* TASK DETAILS: In the listing below, identify each line with the word "code" and return those lines.

--- START OF TASK INPUT ---

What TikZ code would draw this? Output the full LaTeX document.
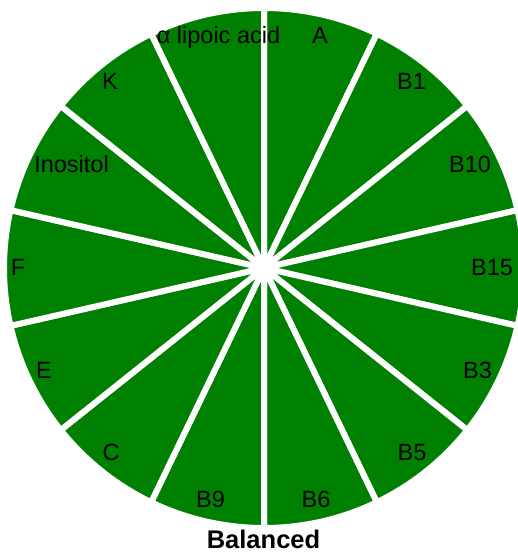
\documentclass[tikz,border=0pt]{standalone}
\usepackage{fontspec}
\setmainfont{Liberation Sans}
\usepackage{xcolor}
\usepackage{tikz}
\usetikzlibrary{positioning}
\definecolor{piegreen}{RGB}{0,128,0}

\begin{document}
\begin{tikzpicture}[
  x=1pt,y=1pt,
  slice/.style={fill=piegreen,draw=white,line width=6pt,line join=round},
  lbl/.style={anchor=base,inner sep=0pt,font=\fontsize{23.5}{28}\selectfont},
  ttl/.style={anchor=base,inner sep=0pt,font=\fontsize{25.5}{28}\selectfont\bfseries}
]
\useasboundingbox (0,0) rectangle (517,553);
\coordinate (c) at (264,285);

% fourteen equal slices, clockwise from the top
\foreach \i in {0,...,13}{
  \pgfmathsetmacro{\sa}{90-\i*360/14}
  \pgfmathsetmacro{\ea}{90-(\i+1)*360/14}
  \filldraw[slice] (c) -- ++(\sa:260pt) arc[start angle=\sa,end angle=\ea,radius=260pt] -- cycle;
}

\node[lbl] (la)   at (320,509.4) {A};
\node[lbl] (lb1)  at (411.5,463.9) {B1};
\node[lbl] (lb10) at (470,380) {B10};
\node[lbl] (lb15) at (492,277.7) {B15};
\node[lbl] (lb3)  at (477.5,174.4) {B3};
\node[lbl] (lb5)  at (412,92.4) {B5};
\node[lbl] (lb6)  at (316,45.9) {B6};
\node[lbl] (lb9)  at (210.5,45.9) {B9};
\node[lbl] (lc)   at (111,92.4) {C};
\node[lbl] (le)   at (44,174.4) {E};
\node[lbl] (lf)   at (18,277.7) {F};
\node[lbl] (lino) at (71.5,380) {Inositol};
\node[lbl] (lk)   at (110,463.9) {K};
\node[lbl] (lalp) at (218.5,509.4) {α lipoic acid};

\node[ttl] (title) at (263.5,5) {Balanced};
\end{tikzpicture}
\end{document}
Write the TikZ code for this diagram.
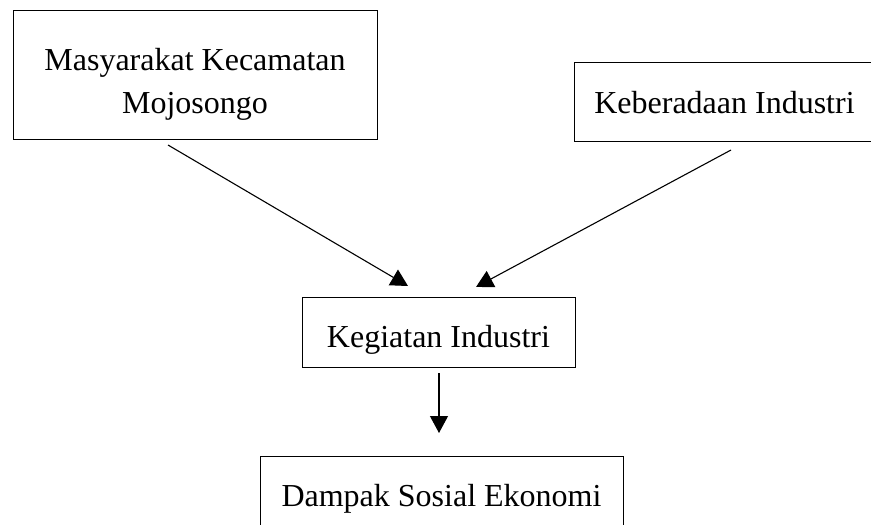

--- END OF TASK INPUT ---

* TASK ANSWER:
What TikZ code would draw this? Output the full LaTeX document.
Write the TikZ code for this diagram.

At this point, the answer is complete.